Auch privat ticken sie ähnlich – so ähnlich, dass sie sich bei den Kleidern von Fall zu Fall absprechen, um nicht plötzlich an einer Veranstaltung im Partnerlook aufzutauchen. «Zudem hat jeder von uns eine Frau mit langem, dunklem Haar», sagt Martin Karrer lachend. Vor wenigen Wochen ist er zum ersten Mal Vater einer Tochter geworden. Ach ja, die folgende Info erklärt sich schon fast von selbst: Andreas Karrer wird in den nächsten Tagen ebenfalls Papa, und auch bei ihm und seiner Frau wird es eine Tochter.

Neue Dimension der Irrungen

 Seit diesem Jahr haben die Verwechslungen nochmals eine neue Dimension erreicht. Andreas Karrer sitzt seit Januar auch im Katholikenparlament. Martin Karrer wirkt in seiner Funktion hier schon lange und führt die Protokolle. X-fach wurde Andreas an seiner ersten Session mit «Martin» gegrüsst, und an der vorausgegangenen Regionalversammlung wunderten sich Leute, dass plötzlich Martin anwesend ist, weil sie den gewählten Parlamentarier Andreas Karrer noch nicht kannten.

Ein besonderes Erlebnis schildern die Zwillinge ebenso aus dem Toggenburg, wo Andreas Karrer während der Coronazeit ein Mountainbike kaufte. Als gleichentags auch sein Bruder dort aufkreuzte, weil er dasselbe Bike-Modell ergattern wollte, kam der Geschäftsführer zünftig ins Schwitzen. Nach der Auflösung meinte dieser, dass er es jetzt wahrlich kurios gefunden hätte, wenn der gleiche Mann am gleichen Tag das gleiche Bike zweimal kaufe – und das in Begleitung von zwei verschiedenen Frauen.

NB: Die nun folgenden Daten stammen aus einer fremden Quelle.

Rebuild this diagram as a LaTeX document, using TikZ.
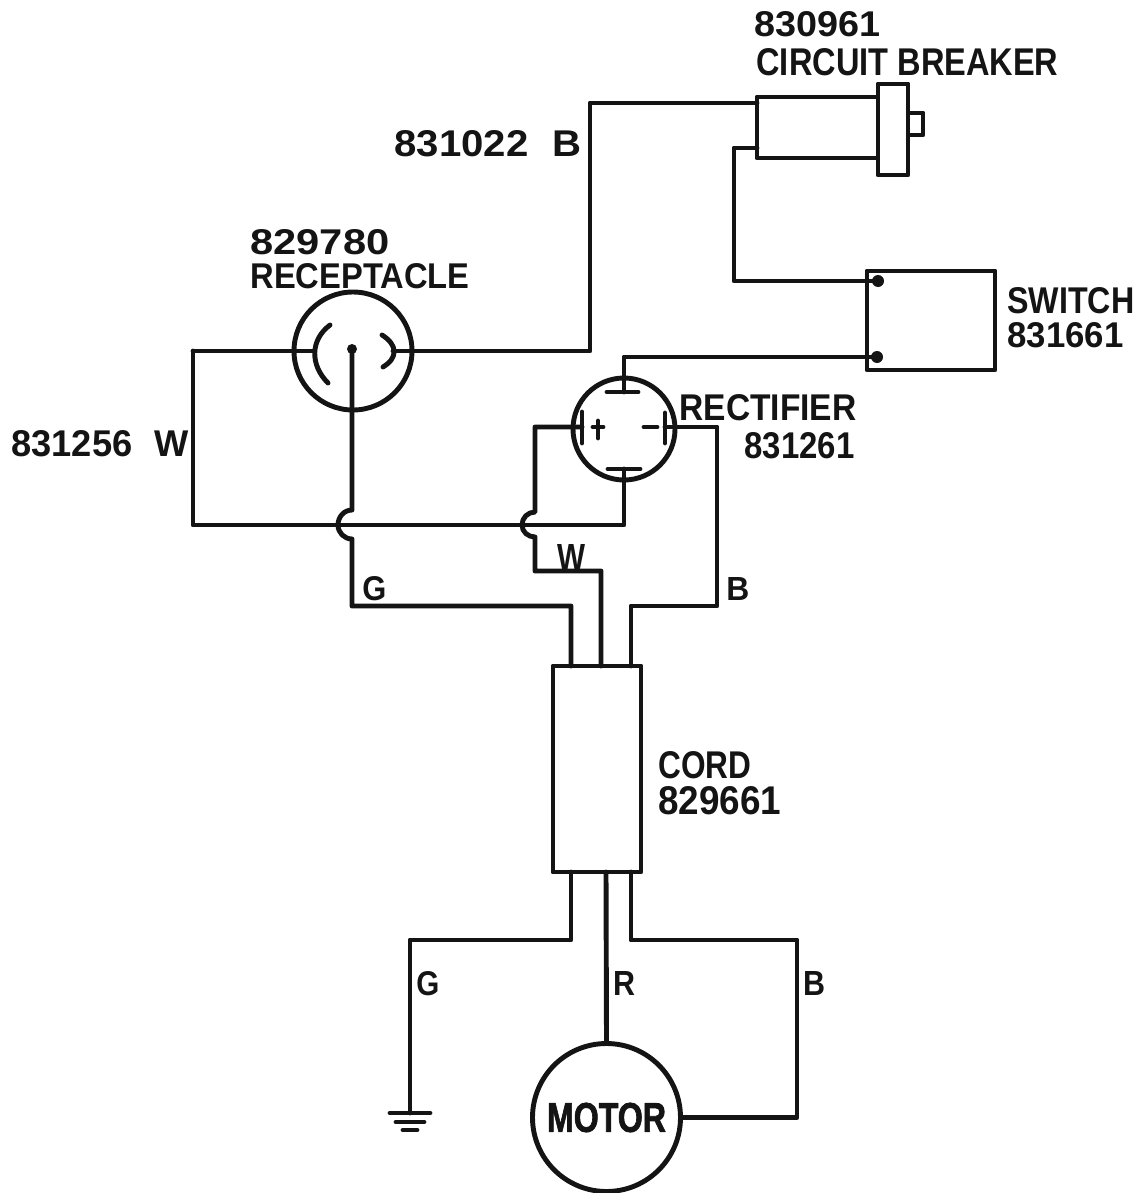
\documentclass[tikz,border=0pt]{standalone}
\usepackage{graphicx}
\usepackage{fontspec}
\newfontfamily\lblfont{Liberation Sans}
\newfontfamily\motorfont{Liberation Sans}[BoldFeatures={FakeBold=2}]
\newlength\pxu
\setlength\pxu{0.02cm}

\begin{document}
\begin{tikzpicture}[x=0.02cm, y=-0.02cm, line width=2.8pt, line cap=round, line join=round,
    black!92,
    boxstyle/.style={rectangle, draw, inner sep=0pt},
    circlestyle/.style={circle, draw, inner sep=0pt},
    lblstyle/.style={anchor=base west, inner sep=0pt, font=\lblfont\bfseries}]
            \useasboundingbox (0,0) rectangle (1143,1193);

            % parts
            \node[boxstyle, minimum width=123\pxu, minimum height=61\pxu] (breaker) at (818.5,127.5) {};
            \node[boxstyle, fill=white, minimum width=30\pxu, minimum height=91\pxu] (flange) at (893,129.5) {};
            \node[boxstyle, minimum width=15\pxu, minimum height=22\pxu] (button) at (915.5,124) {};
            \node[boxstyle, minimum width=128\pxu, minimum height=99\pxu] (switch) at (931,320.5) {};
            \node[boxstyle, minimum width=88\pxu, minimum height=206\pxu] (cord) at (597,769) {};
            \node[circlestyle, minimum size=118\pxu] (recept) at (353,351) {};
            \node[circlestyle, minimum size=102\pxu] (rectif) at (624,429) {};
            \node[circlestyle, minimum size=148\pxu] (motor) at (606.5,1117.5)
                {\resizebox{119\pxu}{29\pxu}{\motorfont\bfseries MOTOR}};

            % points on the wires
            \coordinate (cbin) at (757,103);
            \coordinate (cbout) at (757,148);
            \coordinate (bturn) at (590,103);
            \coordinate (cbturn) at (734,148);
            \coordinate (swtop) at (878,281);
            \coordinate (swbot) at (877,357);
            \coordinate (rtop) at (624,357);
            \coordinate (rtplate) at (624,392);
            \coordinate (rbplate) at (624,469);
            \coordinate (rleft) at (582,427);
            \coordinate (rright) at (665,427);
            \coordinate (lturn) at (535,427);
            \coordinate (rturn) at (717,427);
            \coordinate (rlcontact) at (313,351);
            \coordinate (rrcontact) at (393,351);
            \coordinate (rpin) at (352,349);
            \coordinate (wturn) at (193,351);
            \coordinate (wbot) at (193,525);
            \coordinate (rbot) at (624,525);
            \coordinate (hopa) at (352,510);
            \coordinate (hopb) at (338,525);
            \coordinate (hopc) at (352,539);
            \coordinate (hopd) at (535,512);
            \coordinate (hope) at (522,525);
            \coordinate (hopf) at (535,537);
            \coordinate (gturn) at (352,606);
            \coordinate (cordg) at (571,666);
            \coordinate (cordw) at (601,666);
            \coordinate (cordb) at (631,666);
            \coordinate (wup) at (535,571);
            \coordinate (outg) at (571,872);
            \coordinate (outr) at (606,872);
            \coordinate (outb) at (631,872);
            \coordinate (gnd) at (410,1113);
            \coordinate (bdown) at (797,1117.5);

            % top wires
            \draw (rrcontact) -- (recept.east) -| (bturn) -- (cbin);
            \draw (cbout) -- (cbturn) |- (swtop);
            \draw (swbot) -- (rtop) -- (rtplate);
            \draw (wturn) -- (rlcontact);
            \draw (wturn) -- (wbot) -- (rbot) -- (rbplate);

            % wires which hop over
            \draw (rpin) -- (hopa) to[out=180, in=90] (hopb) to[out=-90, in=180] (hopc) -- (gturn) -| (cordg);
            \draw (rleft) -- (lturn) -- (hopd) to[out=180, in=90] (hope) to[out=-90, in=180] (hopf) -- (wup) -| (cordw);
            \draw (rright) -- (rturn) |- (cordb |- gturn) -- (cordb);

            % lower wires
            \draw (outg) |- (gnd |- 0,940) -- (gnd);
            \draw (outr) -- (motor.north);
            \draw (outb) |- (bdown |- 0,940) -- (bdown) -- (motor.east);

            % receptacle inside
            \draw (330,325) .. controls (310,340) and (310,365) .. (328,383);
            \draw (382,335) .. controls (398,345) and (398,358) .. (383,367);
            \fill (rpin) circle (5);

            % rectifier inside
            \draw (607,392) -- (638,392);
            \draw (608,469) -- (640,469);
            \draw (582,412) -- (582,443);
            \draw (665,413) -- (665,443);
            \draw (593,427) -- (603,427) (598,421) -- (598,438);
            \draw (644,427) -- (657,427);

            % switch dots
            \fill (swtop) circle (6);
            \fill (swbot) circle (6);

            % ground
            \foreach \y/\w in {1113/20, 1122/14, 1130/7}
            \draw (410-\w,\y) -- (410+\w,\y);

            % labels: name, x, baseline, width, height, text
            \foreach \n/\x/\y/\w/\h/\t in {
                a/752/37/126/25/830961, b/754/76/302/27/CIRCUIT BREAKER,
                c/392/156/187/26/{831022\hspace{0.6em}B},
                d/248/254/139/25/829780, e/248/288/219/25/RECEPTACLE,
                f/9/456/177/26/{831256\hspace{0.6em}W},
                g/1005/313/127/26/SWITCH, h/1005/347/116/25/831661,
                i/677/420/177/26/RECTIFIER, j/742/458/110/26/831261,
                k/555/570/28/26/W, l/360/600/24/24/G, m/724/600/23/23/B,
                o/656/778/93/27/CORD, p/656/814/123/28/829661,
                q/414/995/23/24/G, r/611/995/22/24/R, s/801/995/22/24/B}
            \node[lblstyle] (lbl\n) at (\x,\y) {\resizebox{\w\pxu}{\h\pxu}{\t}};
        \end{tikzpicture}
\end{document}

Eine Fussballfrage schafft Klarheit

«Das Leben als Zwilling bringt durchaus amüsante Episoden mit sich», so Martin Karrer. Bleibt die Frage, wie man die beiden im Stiftsbezirk St.Gallen denn nun unterscheiden könnte. «Du bist etwas schlanker», so Martin zu seinem Bruder. «Du hast dafür die schmalere Brille», stichelt Andreas retour. Den meisten dürfte dies ebenso wenig weiterhelfen wie die Tatsache, dass Andreas Karrer rund ein Zentimeter grösser ist. Jedoch könnte man sie auf ihre Fussballmannschaft ansprechen, der sie in jungen Jahren die Daumen drückten. Martin Karrer war Fan von Servette, Andreas Karrer jubelte für Sion. Mögen diese Zeiten auch vorbeisein und sie mittlerweile für dieselben Vereine einstehen, so lässt sich mit der Fussballfrage zumindest eruieren, wer denn soeben über die Wiese im Stiftsbezirk spaziert. Einfach ausprobieren.